What is required | Pictures stay out of the copy. Repeat exactly the lines from the first entry below through the line that contains "const logTicks = [0.1, 1, 10, 100, 1000];", and nothing beyond.

Stored rows |

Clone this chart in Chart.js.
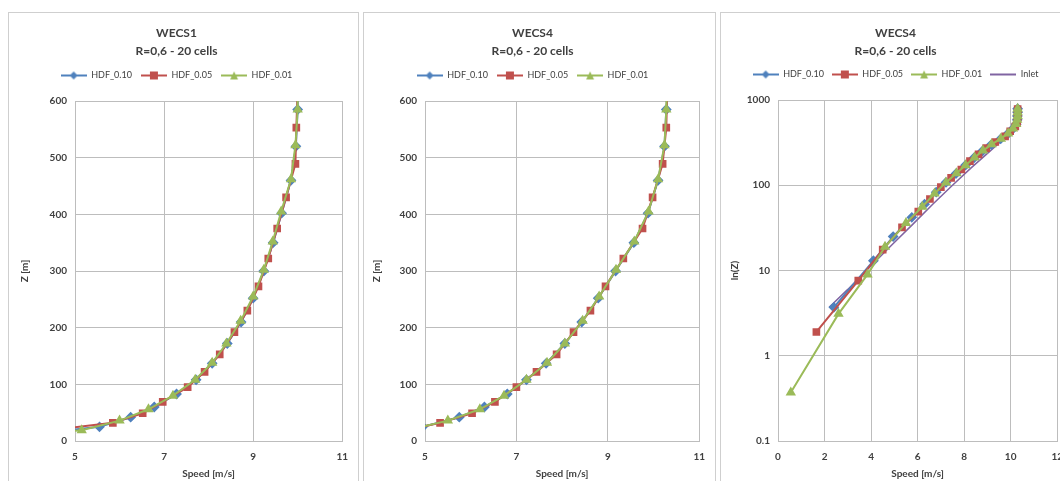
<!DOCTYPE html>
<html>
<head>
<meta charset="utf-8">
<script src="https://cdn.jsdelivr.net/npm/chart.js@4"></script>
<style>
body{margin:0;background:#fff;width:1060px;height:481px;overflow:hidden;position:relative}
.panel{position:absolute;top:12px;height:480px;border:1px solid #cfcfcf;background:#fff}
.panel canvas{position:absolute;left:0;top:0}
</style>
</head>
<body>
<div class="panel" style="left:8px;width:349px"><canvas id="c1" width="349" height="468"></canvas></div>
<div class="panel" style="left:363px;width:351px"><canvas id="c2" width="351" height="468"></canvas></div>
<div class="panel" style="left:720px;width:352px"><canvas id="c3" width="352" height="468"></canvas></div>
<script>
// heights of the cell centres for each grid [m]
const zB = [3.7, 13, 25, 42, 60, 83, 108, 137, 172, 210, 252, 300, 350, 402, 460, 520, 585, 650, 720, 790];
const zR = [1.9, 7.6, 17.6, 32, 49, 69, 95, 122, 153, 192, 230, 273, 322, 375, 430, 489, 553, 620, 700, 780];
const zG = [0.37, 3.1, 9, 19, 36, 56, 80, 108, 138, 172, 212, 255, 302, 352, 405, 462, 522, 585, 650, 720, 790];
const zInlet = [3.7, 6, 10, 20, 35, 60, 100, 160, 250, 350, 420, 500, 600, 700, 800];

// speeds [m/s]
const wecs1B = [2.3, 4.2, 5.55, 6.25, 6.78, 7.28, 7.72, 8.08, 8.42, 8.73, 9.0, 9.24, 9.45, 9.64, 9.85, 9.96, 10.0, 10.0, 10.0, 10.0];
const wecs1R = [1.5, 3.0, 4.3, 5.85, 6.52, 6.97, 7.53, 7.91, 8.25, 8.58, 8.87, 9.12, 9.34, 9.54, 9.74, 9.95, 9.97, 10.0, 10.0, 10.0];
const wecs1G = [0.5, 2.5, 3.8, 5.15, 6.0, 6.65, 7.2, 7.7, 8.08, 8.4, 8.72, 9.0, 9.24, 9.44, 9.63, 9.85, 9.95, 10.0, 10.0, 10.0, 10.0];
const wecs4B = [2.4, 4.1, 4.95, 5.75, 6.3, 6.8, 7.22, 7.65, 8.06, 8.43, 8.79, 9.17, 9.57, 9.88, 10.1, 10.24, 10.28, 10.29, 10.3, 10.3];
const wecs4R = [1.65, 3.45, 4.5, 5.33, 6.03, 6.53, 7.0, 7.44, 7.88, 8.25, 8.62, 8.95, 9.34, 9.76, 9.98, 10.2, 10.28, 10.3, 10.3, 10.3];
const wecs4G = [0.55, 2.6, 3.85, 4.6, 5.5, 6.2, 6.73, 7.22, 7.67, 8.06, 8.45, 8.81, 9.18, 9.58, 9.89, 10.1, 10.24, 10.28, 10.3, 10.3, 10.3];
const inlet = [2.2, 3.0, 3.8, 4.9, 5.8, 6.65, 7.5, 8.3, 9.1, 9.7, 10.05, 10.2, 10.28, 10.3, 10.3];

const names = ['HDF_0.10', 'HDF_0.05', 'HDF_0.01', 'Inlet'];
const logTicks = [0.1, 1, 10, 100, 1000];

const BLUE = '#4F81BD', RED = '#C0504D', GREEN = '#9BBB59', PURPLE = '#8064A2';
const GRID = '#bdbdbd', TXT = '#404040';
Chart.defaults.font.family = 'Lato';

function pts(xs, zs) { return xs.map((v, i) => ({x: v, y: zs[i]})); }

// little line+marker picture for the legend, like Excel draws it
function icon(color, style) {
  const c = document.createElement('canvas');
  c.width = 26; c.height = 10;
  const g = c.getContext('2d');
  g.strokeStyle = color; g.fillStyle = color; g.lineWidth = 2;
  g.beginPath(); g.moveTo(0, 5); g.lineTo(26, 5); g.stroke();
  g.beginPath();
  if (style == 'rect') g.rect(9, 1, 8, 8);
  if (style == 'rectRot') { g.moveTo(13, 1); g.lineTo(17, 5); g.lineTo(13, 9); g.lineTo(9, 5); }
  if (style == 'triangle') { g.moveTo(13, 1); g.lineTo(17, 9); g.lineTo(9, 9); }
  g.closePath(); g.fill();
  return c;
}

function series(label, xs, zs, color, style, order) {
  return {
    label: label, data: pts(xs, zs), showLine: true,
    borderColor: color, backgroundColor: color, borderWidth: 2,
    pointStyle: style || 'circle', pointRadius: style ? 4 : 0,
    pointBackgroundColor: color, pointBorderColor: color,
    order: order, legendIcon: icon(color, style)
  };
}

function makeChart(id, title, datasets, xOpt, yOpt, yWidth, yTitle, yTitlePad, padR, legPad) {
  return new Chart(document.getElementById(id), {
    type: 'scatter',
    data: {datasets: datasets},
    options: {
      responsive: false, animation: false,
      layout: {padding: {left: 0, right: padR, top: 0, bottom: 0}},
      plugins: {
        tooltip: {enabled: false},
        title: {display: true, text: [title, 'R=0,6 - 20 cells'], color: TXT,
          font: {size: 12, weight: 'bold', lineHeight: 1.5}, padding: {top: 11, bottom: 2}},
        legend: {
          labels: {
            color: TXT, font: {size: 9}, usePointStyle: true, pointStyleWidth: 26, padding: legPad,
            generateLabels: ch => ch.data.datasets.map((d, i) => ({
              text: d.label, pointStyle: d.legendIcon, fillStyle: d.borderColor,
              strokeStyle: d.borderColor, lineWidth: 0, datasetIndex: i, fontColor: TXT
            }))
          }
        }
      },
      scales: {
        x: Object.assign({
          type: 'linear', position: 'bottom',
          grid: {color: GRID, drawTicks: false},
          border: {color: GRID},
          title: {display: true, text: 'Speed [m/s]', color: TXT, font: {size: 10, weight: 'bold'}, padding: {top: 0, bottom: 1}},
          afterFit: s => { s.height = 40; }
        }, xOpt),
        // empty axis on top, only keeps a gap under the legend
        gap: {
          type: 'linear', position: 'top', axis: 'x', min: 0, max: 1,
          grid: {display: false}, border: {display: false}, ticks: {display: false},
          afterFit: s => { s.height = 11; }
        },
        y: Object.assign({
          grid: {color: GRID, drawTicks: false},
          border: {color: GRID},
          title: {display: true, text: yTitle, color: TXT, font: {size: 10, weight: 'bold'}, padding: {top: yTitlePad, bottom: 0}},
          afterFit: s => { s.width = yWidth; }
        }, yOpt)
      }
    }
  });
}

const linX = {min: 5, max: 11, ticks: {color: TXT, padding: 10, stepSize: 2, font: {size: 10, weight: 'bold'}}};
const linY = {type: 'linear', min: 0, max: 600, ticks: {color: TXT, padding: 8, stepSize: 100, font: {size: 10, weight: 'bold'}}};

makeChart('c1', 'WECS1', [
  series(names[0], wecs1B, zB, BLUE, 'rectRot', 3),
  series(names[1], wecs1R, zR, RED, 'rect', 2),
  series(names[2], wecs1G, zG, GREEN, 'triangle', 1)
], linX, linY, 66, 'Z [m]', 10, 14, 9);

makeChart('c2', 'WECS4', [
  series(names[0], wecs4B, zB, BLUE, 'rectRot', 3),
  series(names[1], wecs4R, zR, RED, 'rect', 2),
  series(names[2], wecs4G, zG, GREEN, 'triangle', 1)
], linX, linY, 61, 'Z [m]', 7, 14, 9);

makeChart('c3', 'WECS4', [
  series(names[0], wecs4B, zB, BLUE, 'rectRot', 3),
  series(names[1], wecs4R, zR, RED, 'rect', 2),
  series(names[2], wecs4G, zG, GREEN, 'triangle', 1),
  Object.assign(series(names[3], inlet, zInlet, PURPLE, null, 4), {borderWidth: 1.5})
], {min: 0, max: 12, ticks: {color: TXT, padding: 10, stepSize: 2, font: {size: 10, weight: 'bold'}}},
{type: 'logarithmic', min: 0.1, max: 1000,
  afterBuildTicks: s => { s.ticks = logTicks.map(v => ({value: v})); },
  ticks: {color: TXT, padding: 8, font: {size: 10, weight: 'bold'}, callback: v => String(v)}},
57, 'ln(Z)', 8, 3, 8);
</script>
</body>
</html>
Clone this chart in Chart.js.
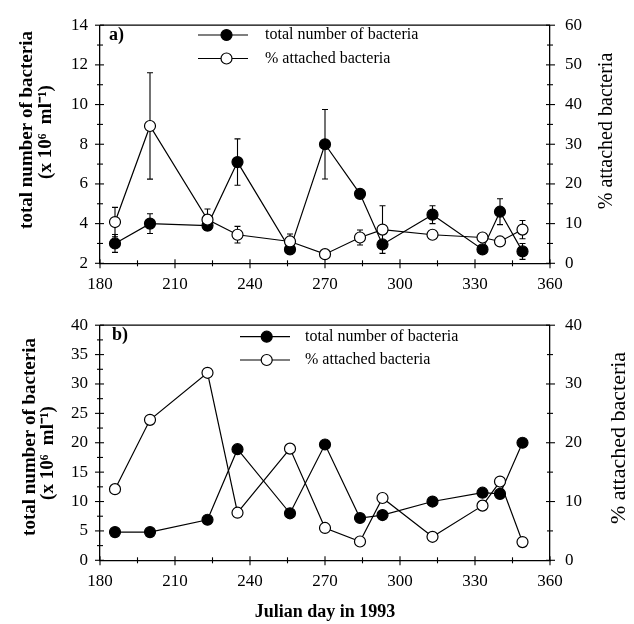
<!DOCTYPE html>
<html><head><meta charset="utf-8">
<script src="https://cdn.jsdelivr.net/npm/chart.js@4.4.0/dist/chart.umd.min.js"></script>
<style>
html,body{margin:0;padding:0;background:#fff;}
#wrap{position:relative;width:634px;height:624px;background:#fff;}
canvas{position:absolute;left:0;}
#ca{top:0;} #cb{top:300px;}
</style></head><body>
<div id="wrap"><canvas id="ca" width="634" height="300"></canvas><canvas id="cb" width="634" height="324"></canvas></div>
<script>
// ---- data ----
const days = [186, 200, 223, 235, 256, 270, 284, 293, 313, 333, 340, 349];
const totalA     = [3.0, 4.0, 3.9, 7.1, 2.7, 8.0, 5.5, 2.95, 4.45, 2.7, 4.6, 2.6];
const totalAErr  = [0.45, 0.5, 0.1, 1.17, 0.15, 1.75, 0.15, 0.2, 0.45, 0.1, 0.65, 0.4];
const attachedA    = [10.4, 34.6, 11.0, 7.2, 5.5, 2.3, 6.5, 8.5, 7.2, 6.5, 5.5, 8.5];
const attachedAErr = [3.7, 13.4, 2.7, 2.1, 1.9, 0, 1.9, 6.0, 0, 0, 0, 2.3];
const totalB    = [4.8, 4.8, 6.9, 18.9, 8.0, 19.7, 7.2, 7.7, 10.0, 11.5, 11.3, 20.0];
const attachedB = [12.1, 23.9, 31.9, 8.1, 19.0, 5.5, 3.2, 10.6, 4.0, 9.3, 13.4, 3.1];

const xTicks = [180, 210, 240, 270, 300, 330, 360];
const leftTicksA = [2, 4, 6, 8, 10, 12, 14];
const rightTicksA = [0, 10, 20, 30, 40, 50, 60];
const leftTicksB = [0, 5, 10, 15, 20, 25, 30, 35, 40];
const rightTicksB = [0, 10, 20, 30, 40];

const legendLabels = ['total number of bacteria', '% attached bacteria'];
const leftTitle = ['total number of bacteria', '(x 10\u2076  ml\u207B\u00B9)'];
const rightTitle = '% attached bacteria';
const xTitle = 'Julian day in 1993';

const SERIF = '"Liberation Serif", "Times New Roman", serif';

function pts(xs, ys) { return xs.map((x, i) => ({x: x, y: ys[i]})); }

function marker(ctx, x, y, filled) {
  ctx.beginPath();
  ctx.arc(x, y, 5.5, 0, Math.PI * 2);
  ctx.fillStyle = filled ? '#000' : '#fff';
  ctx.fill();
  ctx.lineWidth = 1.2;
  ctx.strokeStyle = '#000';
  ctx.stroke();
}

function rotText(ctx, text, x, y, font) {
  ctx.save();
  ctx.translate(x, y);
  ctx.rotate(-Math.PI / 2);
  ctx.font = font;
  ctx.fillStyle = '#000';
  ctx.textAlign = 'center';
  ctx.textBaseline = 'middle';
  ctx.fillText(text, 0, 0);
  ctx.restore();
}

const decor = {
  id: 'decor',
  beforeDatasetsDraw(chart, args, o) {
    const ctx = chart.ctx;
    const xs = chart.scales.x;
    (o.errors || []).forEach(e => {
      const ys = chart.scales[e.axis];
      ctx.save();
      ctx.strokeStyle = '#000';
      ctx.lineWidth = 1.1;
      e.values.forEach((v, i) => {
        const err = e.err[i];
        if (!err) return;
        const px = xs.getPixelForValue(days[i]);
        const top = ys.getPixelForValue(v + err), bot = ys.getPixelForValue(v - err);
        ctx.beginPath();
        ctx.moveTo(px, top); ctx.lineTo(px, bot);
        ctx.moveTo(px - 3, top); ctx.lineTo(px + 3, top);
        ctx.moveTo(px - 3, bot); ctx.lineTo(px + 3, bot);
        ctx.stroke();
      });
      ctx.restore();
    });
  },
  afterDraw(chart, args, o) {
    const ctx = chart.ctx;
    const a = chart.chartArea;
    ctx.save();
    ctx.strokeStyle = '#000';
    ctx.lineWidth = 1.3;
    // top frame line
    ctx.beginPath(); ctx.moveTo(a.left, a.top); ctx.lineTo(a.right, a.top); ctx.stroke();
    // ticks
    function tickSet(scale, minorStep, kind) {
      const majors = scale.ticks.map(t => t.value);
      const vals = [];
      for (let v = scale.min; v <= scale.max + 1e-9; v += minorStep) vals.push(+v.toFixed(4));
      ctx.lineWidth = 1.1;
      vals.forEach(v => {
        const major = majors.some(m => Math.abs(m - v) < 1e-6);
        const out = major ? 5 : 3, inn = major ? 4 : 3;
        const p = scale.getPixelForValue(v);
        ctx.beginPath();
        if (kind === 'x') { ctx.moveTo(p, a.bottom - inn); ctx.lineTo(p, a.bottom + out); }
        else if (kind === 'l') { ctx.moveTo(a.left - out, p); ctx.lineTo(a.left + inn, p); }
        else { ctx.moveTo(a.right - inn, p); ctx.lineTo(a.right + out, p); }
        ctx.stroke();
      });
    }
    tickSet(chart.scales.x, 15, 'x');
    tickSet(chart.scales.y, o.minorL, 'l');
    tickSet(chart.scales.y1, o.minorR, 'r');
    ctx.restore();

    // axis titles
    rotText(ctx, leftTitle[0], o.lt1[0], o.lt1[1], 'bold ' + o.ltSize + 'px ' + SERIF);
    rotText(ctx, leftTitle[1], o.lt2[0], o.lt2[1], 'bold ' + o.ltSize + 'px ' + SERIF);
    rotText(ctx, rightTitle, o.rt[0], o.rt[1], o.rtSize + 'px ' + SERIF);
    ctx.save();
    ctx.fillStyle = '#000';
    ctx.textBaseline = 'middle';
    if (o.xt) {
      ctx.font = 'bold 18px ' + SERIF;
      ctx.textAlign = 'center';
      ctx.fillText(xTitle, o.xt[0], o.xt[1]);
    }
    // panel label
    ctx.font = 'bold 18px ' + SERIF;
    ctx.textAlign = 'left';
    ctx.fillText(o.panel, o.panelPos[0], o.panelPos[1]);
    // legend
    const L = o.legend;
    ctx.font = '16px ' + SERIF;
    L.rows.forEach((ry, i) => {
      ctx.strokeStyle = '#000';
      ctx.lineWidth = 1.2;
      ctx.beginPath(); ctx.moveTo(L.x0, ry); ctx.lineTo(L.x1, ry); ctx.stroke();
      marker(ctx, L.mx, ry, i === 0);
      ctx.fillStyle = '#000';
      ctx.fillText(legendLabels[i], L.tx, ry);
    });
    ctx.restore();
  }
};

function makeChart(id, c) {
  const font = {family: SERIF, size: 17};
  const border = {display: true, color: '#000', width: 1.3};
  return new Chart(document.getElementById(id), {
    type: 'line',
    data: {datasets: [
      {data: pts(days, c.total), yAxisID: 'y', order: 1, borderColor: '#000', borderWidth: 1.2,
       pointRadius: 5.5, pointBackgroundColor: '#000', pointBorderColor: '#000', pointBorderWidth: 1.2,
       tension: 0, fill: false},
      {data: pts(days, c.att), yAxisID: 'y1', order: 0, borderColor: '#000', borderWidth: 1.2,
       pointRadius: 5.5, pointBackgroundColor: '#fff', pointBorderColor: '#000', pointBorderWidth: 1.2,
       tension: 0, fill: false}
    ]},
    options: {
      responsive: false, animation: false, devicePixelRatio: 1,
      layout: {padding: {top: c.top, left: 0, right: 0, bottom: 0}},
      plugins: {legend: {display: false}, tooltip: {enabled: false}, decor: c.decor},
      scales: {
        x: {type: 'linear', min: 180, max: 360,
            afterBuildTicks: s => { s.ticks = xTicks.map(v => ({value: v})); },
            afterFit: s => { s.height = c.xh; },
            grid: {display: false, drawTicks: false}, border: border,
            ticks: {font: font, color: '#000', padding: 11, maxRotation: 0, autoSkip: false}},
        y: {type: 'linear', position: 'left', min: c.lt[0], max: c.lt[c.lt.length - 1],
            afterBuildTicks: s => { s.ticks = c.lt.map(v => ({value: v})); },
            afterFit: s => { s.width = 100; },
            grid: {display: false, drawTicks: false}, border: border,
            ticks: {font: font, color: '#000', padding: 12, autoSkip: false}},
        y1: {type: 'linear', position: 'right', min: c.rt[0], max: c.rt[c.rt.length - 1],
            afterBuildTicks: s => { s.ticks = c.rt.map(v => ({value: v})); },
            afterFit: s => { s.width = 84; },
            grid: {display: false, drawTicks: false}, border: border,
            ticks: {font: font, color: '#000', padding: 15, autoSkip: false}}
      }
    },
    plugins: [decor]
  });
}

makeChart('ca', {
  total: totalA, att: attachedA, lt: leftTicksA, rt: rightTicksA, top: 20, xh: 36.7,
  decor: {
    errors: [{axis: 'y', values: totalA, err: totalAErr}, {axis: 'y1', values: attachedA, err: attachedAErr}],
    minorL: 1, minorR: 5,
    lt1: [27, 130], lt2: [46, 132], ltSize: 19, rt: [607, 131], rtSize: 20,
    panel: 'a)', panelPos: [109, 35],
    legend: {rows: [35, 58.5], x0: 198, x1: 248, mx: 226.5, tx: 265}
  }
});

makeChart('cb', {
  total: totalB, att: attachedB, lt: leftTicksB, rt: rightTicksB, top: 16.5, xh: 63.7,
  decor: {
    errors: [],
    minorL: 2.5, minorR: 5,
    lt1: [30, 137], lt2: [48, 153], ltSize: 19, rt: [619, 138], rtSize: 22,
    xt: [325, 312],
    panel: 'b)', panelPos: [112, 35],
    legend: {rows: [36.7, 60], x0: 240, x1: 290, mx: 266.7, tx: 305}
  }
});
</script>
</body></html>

Solution |
Clone this chart in Chart.js.
<!DOCTYPE html>
<html>
<head>
<meta charset="utf-8">
<script src="https://cdn.jsdelivr.net/npm/chart.js@4"></script>
<style>
body{margin:0;background:#fff;width:1060px;height:481px;overflow:hidden;position:relative}
.panel{position:absolute;top:12px;height:480px;border:1px solid #cfcfcf;background:#fff}
.panel canvas{position:absolute;left:0;top:0}
</style>
</head>
<body>
<div class="panel" style="left:8px;width:349px"><canvas id="c1" width="349" height="468"></canvas></div>
<div class="panel" style="left:363px;width:351px"><canvas id="c2" width="351" height="468"></canvas></div>
<div class="panel" style="left:720px;width:352px"><canvas id="c3" width="352" height="468"></canvas></div>
<script>
// heights of the cell centres for each grid [m]
const zB = [3.7, 13, 25, 42, 60, 83, 108, 137, 172, 210, 252, 300, 350, 402, 460, 520, 585, 650, 720, 790];
const zR = [1.9, 7.6, 17.6, 32, 49, 69, 95, 122, 153, 192, 230, 273, 322, 375, 430, 489, 553, 620, 700, 780];
const zG = [0.37, 3.1, 9, 19, 36, 56, 80, 108, 138, 172, 212, 255, 302, 352, 405, 462, 522, 585, 650, 720, 790];
const zInlet = [3.7, 6, 10, 20, 35, 60, 100, 160, 250, 350, 420, 500, 600, 700, 800];

// speeds [m/s]
const wecs1B = [2.3, 4.2, 5.55, 6.25, 6.78, 7.28, 7.72, 8.08, 8.42, 8.73, 9.0, 9.24, 9.45, 9.64, 9.85, 9.96, 10.0, 10.0, 10.0, 10.0];
const wecs1R = [1.5, 3.0, 4.3, 5.85, 6.52, 6.97, 7.53, 7.91, 8.25, 8.58, 8.87, 9.12, 9.34, 9.54, 9.74, 9.95, 9.97, 10.0, 10.0, 10.0];
const wecs1G = [0.5, 2.5, 3.8, 5.15, 6.0, 6.65, 7.2, 7.7, 8.08, 8.4, 8.72, 9.0, 9.24, 9.44, 9.63, 9.85, 9.95, 10.0, 10.0, 10.0, 10.0];
const wecs4B = [2.4, 4.1, 4.95, 5.75, 6.3, 6.8, 7.22, 7.65, 8.06, 8.43, 8.79, 9.17, 9.57, 9.88, 10.1, 10.24, 10.28, 10.29, 10.3, 10.3];
const wecs4R = [1.65, 3.45, 4.5, 5.33, 6.03, 6.53, 7.0, 7.44, 7.88, 8.25, 8.62, 8.95, 9.34, 9.76, 9.98, 10.2, 10.28, 10.3, 10.3, 10.3];
const wecs4G = [0.55, 2.6, 3.85, 4.6, 5.5, 6.2, 6.73, 7.22, 7.67, 8.06, 8.45, 8.81, 9.18, 9.58, 9.89, 10.1, 10.24, 10.28, 10.3, 10.3, 10.3];
const inlet = [2.2, 3.0, 3.8, 4.9, 5.8, 6.65, 7.5, 8.3, 9.1, 9.7, 10.05, 10.2, 10.28, 10.3, 10.3];

const names = ['HDF_0.10', 'HDF_0.05', 'HDF_0.01', 'Inlet'];
const logTicks = [0.1, 1, 10, 100, 1000];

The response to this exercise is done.